Available data:

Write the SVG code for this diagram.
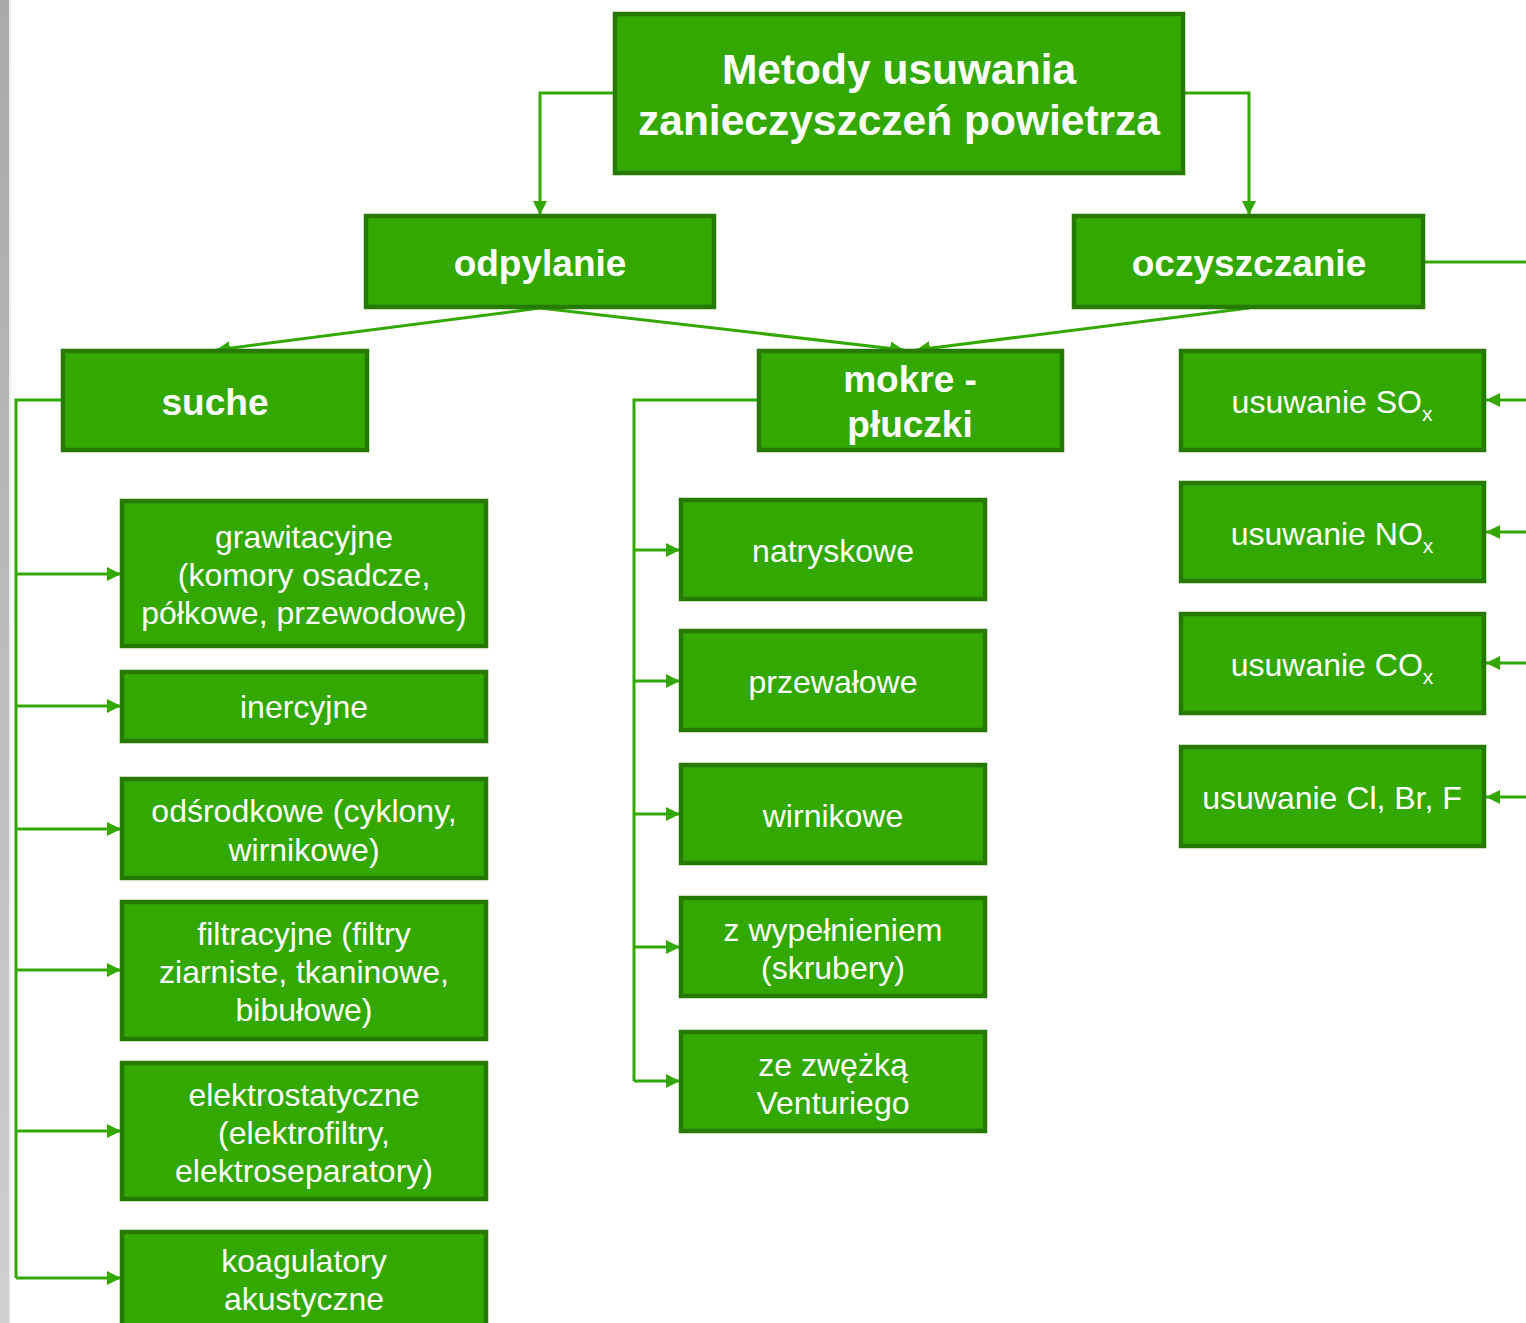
<svg xmlns="http://www.w3.org/2000/svg" width="1526" height="1323" viewBox="0 0 1526 1323">
  <defs>
    <linearGradient id="edge" x1="0" y1="0" x2="0" y2="1">
      <stop offset="0" stop-color="#a9a9a9"/>
      <stop offset="1" stop-color="#cfcfcf"/>
    </linearGradient>
    <marker id="arr" viewBox="0 0 10 10" refX="10" refY="5" markerWidth="14" markerHeight="14" markerUnits="userSpaceOnUse" orient="auto">
      <path d="M0,0 L10,5 L0,10 Z" fill="#33a800"/>
    </marker>
    <style>
      .box { fill: #33a800; stroke: #267a00; stroke-width: 4.5; }
      .t { fill: #ffffff; font-family: "Liberation Sans", Arial, sans-serif; font-size: 32px; text-anchor: middle; }
      .b { font-weight: bold; font-size: 37px; }
      .h { font-weight: bold; font-size: 42.5px; }
      .c { fill: none; stroke: #33a800; stroke-width: 3; }
      .ca { fill: none; stroke: #33a800; stroke-width: 3; marker-end: url(#arr); }
    </style>
  </defs>

  <rect width="1526" height="1323" fill="#ffffff"/>
  <rect x="0" y="0" width="9" height="1323" fill="url(#edge)"/>
  <rect x="9" y="0" width="2" height="1323" fill="#eeeeee"/>

  <!-- connectors -->
  <g id="connectors">
    <polyline class="ca" points="614,93 540,93 540,215"/>
    <polyline class="ca" points="1184,93 1249,93 1249,215"/>
    <polyline class="ca" points="540,308 216,350"/>
    <polyline class="ca" points="540,308 904,350"/>
    <polyline class="ca" points="1249,308 916,350"/>
    <line class="c" x1="1424" y1="262" x2="1526" y2="262"/>
    <line class="ca" x1="1526" y1="400" x2="1486" y2="400"/>
    <line class="ca" x1="1526" y1="532" x2="1486" y2="532"/>
    <line class="ca" x1="1526" y1="663" x2="1486" y2="663"/>
    <line class="ca" x1="1526" y1="797" x2="1486" y2="797"/>
    <polyline class="c" points="62,400 16,400 16,1278"/>
    <line class="ca" x1="16" y1="574" x2="121" y2="574"/>
    <line class="ca" x1="16" y1="706" x2="121" y2="706"/>
    <line class="ca" x1="16" y1="829" x2="121" y2="829"/>
    <line class="ca" x1="16" y1="970" x2="121" y2="970"/>
    <line class="ca" x1="16" y1="1131" x2="121" y2="1131"/>
    <line class="ca" x1="16" y1="1278" x2="121" y2="1278"/>
    <polyline class="c" points="758,400 634,400 634,1081"/>
    <line class="ca" x1="634" y1="550" x2="680" y2="550"/>
    <line class="ca" x1="634" y1="681" x2="680" y2="681"/>
    <line class="ca" x1="634" y1="814" x2="680" y2="814"/>
    <line class="ca" x1="634" y1="947" x2="680" y2="947"/>
    <line class="ca" x1="634" y1="1081" x2="680" y2="1081"/>
  </g>

  <!-- top -->
  <g id="root">
    <rect class="box" x="615" y="14" width="568" height="159"/>
    <text class="t h" x="899" y="84">Metody usuwania</text>
    <text class="t h" x="899" y="135">zanieczyszczeń powietrza</text>
  </g>
  <g id="odpylanie">
    <rect class="box" x="366" y="216" width="348" height="91"/>
    <text class="t b" x="540" y="276">odpylanie</text>
  </g>
  <g id="oczyszczanie">
    <rect class="box" x="1074" y="216" width="349" height="91"/>
    <text class="t b" x="1249" y="276">oczyszczanie</text>
  </g>

  <!-- second level -->
  <g id="suche">
    <rect class="box" x="63" y="351" width="304" height="99"/>
    <text class="t b" x="215" y="415">suche</text>
  </g>
  <g id="mokre">
    <rect class="box" x="759" y="351" width="303" height="99"/>
    <text class="t b" x="910" y="392">mokre -</text>
    <text class="t b" x="910" y="437">płuczki</text>
  </g>

  <!-- gas cleaning -->
  <g id="sox">
    <rect class="box" x="1181" y="351" width="303" height="99"/>
    <text class="t" x="1332" y="413">usuwanie SO<tspan font-size="21" dy="8">x</tspan></text>
  </g>
  <g id="nox">
    <rect class="box" x="1181" y="483" width="303" height="98"/>
    <text class="t" x="1332" y="545">usuwanie NO<tspan font-size="21" dy="8">x</tspan></text>
  </g>
  <g id="cox">
    <rect class="box" x="1181" y="614" width="303" height="99"/>
    <text class="t" x="1332" y="676">usuwanie CO<tspan font-size="21" dy="8">x</tspan></text>
  </g>
  <g id="halogens">
    <rect class="box" x="1181" y="747" width="303" height="99"/>
    <text class="t" x="1332" y="809">usuwanie Cl, Br, F</text>
  </g>

  <!-- dry methods -->
  <g id="grawitacyjne">
    <rect class="box" x="122" y="501" width="364" height="145"/>
    <text class="t" x="304" y="548">grawitacyjne</text>
    <text class="t" x="304" y="586">(komory osadcze,</text>
    <text class="t" x="304" y="624">półkowe, przewodowe)</text>
  </g>
  <g id="inercyjne">
    <rect class="box" x="122" y="672" width="364" height="69"/>
    <text class="t" x="304" y="718">inercyjne</text>
  </g>
  <g id="odsrodkowe">
    <rect class="box" x="122" y="779" width="364" height="99"/>
    <text class="t" x="304" y="822">odśrodkowe (cyklony,</text>
    <text class="t" x="304" y="861">wirnikowe)</text>
  </g>
  <g id="filtracyjne">
    <rect class="box" x="122" y="902" width="364" height="137"/>
    <text class="t" x="304" y="945">filtracyjne (filtry</text>
    <text class="t" x="304" y="983">ziarniste, tkaninowe,</text>
    <text class="t" x="304" y="1021">bibułowe)</text>
  </g>
  <g id="elektrostatyczne">
    <rect class="box" x="122" y="1063" width="364" height="136"/>
    <text class="t" x="304" y="1106">elektrostatyczne</text>
    <text class="t" x="304" y="1144">(elektrofiltry,</text>
    <text class="t" x="304" y="1182">elektroseparatory)</text>
  </g>
  <g id="koagulatory">
    <rect class="box" x="122" y="1232" width="364" height="100"/>
    <text class="t" x="304" y="1272">koagulatory</text>
    <text class="t" x="304" y="1310">akustyczne</text>
  </g>

  <!-- wet scrubbers -->
  <g id="natryskowe">
    <rect class="box" x="681" y="500" width="304" height="99"/>
    <text class="t" x="833" y="562">natryskowe</text>
  </g>
  <g id="przewalowe">
    <rect class="box" x="681" y="631" width="304" height="99"/>
    <text class="t" x="833" y="693">przewałowe</text>
  </g>
  <g id="wirnikowe">
    <rect class="box" x="681" y="765" width="304" height="98"/>
    <text class="t" x="833" y="827">wirnikowe</text>
  </g>
  <g id="wypelnienie">
    <rect class="box" x="681" y="898" width="304" height="98"/>
    <text class="t" x="833" y="941">z wypełnieniem</text>
    <text class="t" x="833" y="979">(skrubery)</text>
  </g>
  <g id="venturi">
    <rect class="box" x="681" y="1032" width="304" height="99"/>
    <text class="t" x="833" y="1076">ze zwężką</text>
    <text class="t" x="833" y="1114">Venturiego</text>
  </g>
</svg>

Prompt: Without including any pictures, reproduce the listing exactly.

Task result:
Write the SVG code for this diagram.
<svg xmlns="http://www.w3.org/2000/svg" width="1526" height="1323" viewBox="0 0 1526 1323">
  <defs>
    <linearGradient id="edge" x1="0" y1="0" x2="0" y2="1">
      <stop offset="0" stop-color="#a9a9a9"/>
      <stop offset="1" stop-color="#cfcfcf"/>
    </linearGradient>
    <marker id="arr" viewBox="0 0 10 10" refX="10" refY="5" markerWidth="14" markerHeight="14" markerUnits="userSpaceOnUse" orient="auto">
      <path d="M0,0 L10,5 L0,10 Z" fill="#33a800"/>
    </marker>
    <style>
      .box { fill: #33a800; stroke: #267a00; stroke-width: 4.5; }
      .t { fill: #ffffff; font-family: "Liberation Sans", Arial, sans-serif; font-size: 32px; text-anchor: middle; }
      .b { font-weight: bold; font-size: 37px; }
      .h { font-weight: bold; font-size: 42.5px; }
      .c { fill: none; stroke: #33a800; stroke-width: 3; }
      .ca { fill: none; stroke: #33a800; stroke-width: 3; marker-end: url(#arr); }
    </style>
  </defs>

  <rect width="1526" height="1323" fill="#ffffff"/>
  <rect x="0" y="0" width="9" height="1323" fill="url(#edge)"/>
  <rect x="9" y="0" width="2" height="1323" fill="#eeeeee"/>

  <!-- connectors -->
  <g id="connectors">
    <polyline class="ca" points="614,93 540,93 540,215"/>
    <polyline class="ca" points="1184,93 1249,93 1249,215"/>
    <polyline class="ca" points="540,308 216,350"/>
    <polyline class="ca" points="540,308 904,350"/>
    <polyline class="ca" points="1249,308 916,350"/>
    <line class="c" x1="1424" y1="262" x2="1526" y2="262"/>
    <line class="ca" x1="1526" y1="400" x2="1486" y2="400"/>
    <line class="ca" x1="1526" y1="532" x2="1486" y2="532"/>
    <line class="ca" x1="1526" y1="663" x2="1486" y2="663"/>
    <line class="ca" x1="1526" y1="797" x2="1486" y2="797"/>
    <polyline class="c" points="62,400 16,400 16,1278"/>
    <line class="ca" x1="16" y1="574" x2="121" y2="574"/>
    <line class="ca" x1="16" y1="706" x2="121" y2="706"/>
    <line class="ca" x1="16" y1="829" x2="121" y2="829"/>
    <line class="ca" x1="16" y1="970" x2="121" y2="970"/>
    <line class="ca" x1="16" y1="1131" x2="121" y2="1131"/>
    <line class="ca" x1="16" y1="1278" x2="121" y2="1278"/>
    <polyline class="c" points="758,400 634,400 634,1081"/>
    <line class="ca" x1="634" y1="550" x2="680" y2="550"/>
    <line class="ca" x1="634" y1="681" x2="680" y2="681"/>
    <line class="ca" x1="634" y1="814" x2="680" y2="814"/>
    <line class="ca" x1="634" y1="947" x2="680" y2="947"/>
    <line class="ca" x1="634" y1="1081" x2="680" y2="1081"/>
  </g>

  <!-- top -->
  <g id="root">
    <rect class="box" x="615" y="14" width="568" height="159"/>
    <text class="t h" x="899" y="84">Metody usuwania</text>
    <text class="t h" x="899" y="135">zanieczyszczeń powietrza</text>
  </g>
  <g id="odpylanie">
    <rect class="box" x="366" y="216" width="348" height="91"/>
    <text class="t b" x="540" y="276">odpylanie</text>
  </g>
  <g id="oczyszczanie">
    <rect class="box" x="1074" y="216" width="349" height="91"/>
    <text class="t b" x="1249" y="276">oczyszczanie</text>
  </g>

  <!-- second level -->
  <g id="suche">
    <rect class="box" x="63" y="351" width="304" height="99"/>
    <text class="t b" x="215" y="415">suche</text>
  </g>
  <g id="mokre">
    <rect class="box" x="759" y="351" width="303" height="99"/>
    <text class="t b" x="910" y="392">mokre -</text>
    <text class="t b" x="910" y="437">płuczki</text>
  </g>

  <!-- gas cleaning -->
  <g id="sox">
    <rect class="box" x="1181" y="351" width="303" height="99"/>
    <text class="t" x="1332" y="413">usuwanie SO<tspan font-size="21" dy="8">x</tspan></text>
  </g>
  <g id="nox">
    <rect class="box" x="1181" y="483" width="303" height="98"/>
    <text class="t" x="1332" y="545">usuwanie NO<tspan font-size="21" dy="8">x</tspan></text>
  </g>
  <g id="cox">
    <rect class="box" x="1181" y="614" width="303" height="99"/>
    <text class="t" x="1332" y="676">usuwanie CO<tspan font-size="21" dy="8">x</tspan></text>
  </g>
  <g id="halogens">
    <rect class="box" x="1181" y="747" width="303" height="99"/>
    <text class="t" x="1332" y="809">usuwanie Cl, Br, F</text>
  </g>

  <!-- dry methods -->
  <g id="grawitacyjne">
    <rect class="box" x="122" y="501" width="364" height="145"/>
    <text class="t" x="304" y="548">grawitacyjne</text>
    <text class="t" x="304" y="586">(komory osadcze,</text>
    <text class="t" x="304" y="624">półkowe, przewodowe)</text>
  </g>
  <g id="inercyjne">
    <rect class="box" x="122" y="672" width="364" height="69"/>
    <text class="t" x="304" y="718">inercyjne</text>
  </g>
  <g id="odsrodkowe">
    <rect class="box" x="122" y="779" width="364" height="99"/>
    <text class="t" x="304" y="822">odśrodkowe (cyklony,</text>
    <text class="t" x="304" y="861">wirnikowe)</text>
  </g>
  <g id="filtracyjne">
    <rect class="box" x="122" y="902" width="364" height="137"/>
    <text class="t" x="304" y="945">filtracyjne (filtry</text>
    <text class="t" x="304" y="983">ziarniste, tkaninowe,</text>
    <text class="t" x="304" y="1021">bibułowe)</text>
  </g>
  <g id="elektrostatyczne">
    <rect class="box" x="122" y="1063" width="364" height="136"/>
    <text class="t" x="304" y="1106">elektrostatyczne</text>
    <text class="t" x="304" y="1144">(elektrofiltry,</text>
    <text class="t" x="304" y="1182">elektroseparatory)</text>
  </g>
  <g id="koagulatory">
    <rect class="box" x="122" y="1232" width="364" height="100"/>
    <text class="t" x="304" y="1272">koagulatory</text>
    <text class="t" x="304" y="1310">akustyczne</text>
  </g>

  <!-- wet scrubbers -->
  <g id="natryskowe">
    <rect class="box" x="681" y="500" width="304" height="99"/>
    <text class="t" x="833" y="562">natryskowe</text>
  </g>
  <g id="przewalowe">
    <rect class="box" x="681" y="631" width="304" height="99"/>
    <text class="t" x="833" y="693">przewałowe</text>
  </g>
  <g id="wirnikowe">
    <rect class="box" x="681" y="765" width="304" height="98"/>
    <text class="t" x="833" y="827">wirnikowe</text>
  </g>
  <g id="wypelnienie">
    <rect class="box" x="681" y="898" width="304" height="98"/>
    <text class="t" x="833" y="941">z wypełnieniem</text>
    <text class="t" x="833" y="979">(skrubery)</text>
  </g>
  <g id="venturi">
    <rect class="box" x="681" y="1032" width="304" height="99"/>
    <text class="t" x="833" y="1076">ze zwężką</text>
    <text class="t" x="833" y="1114">Venturiego</text>
  </g>
</svg>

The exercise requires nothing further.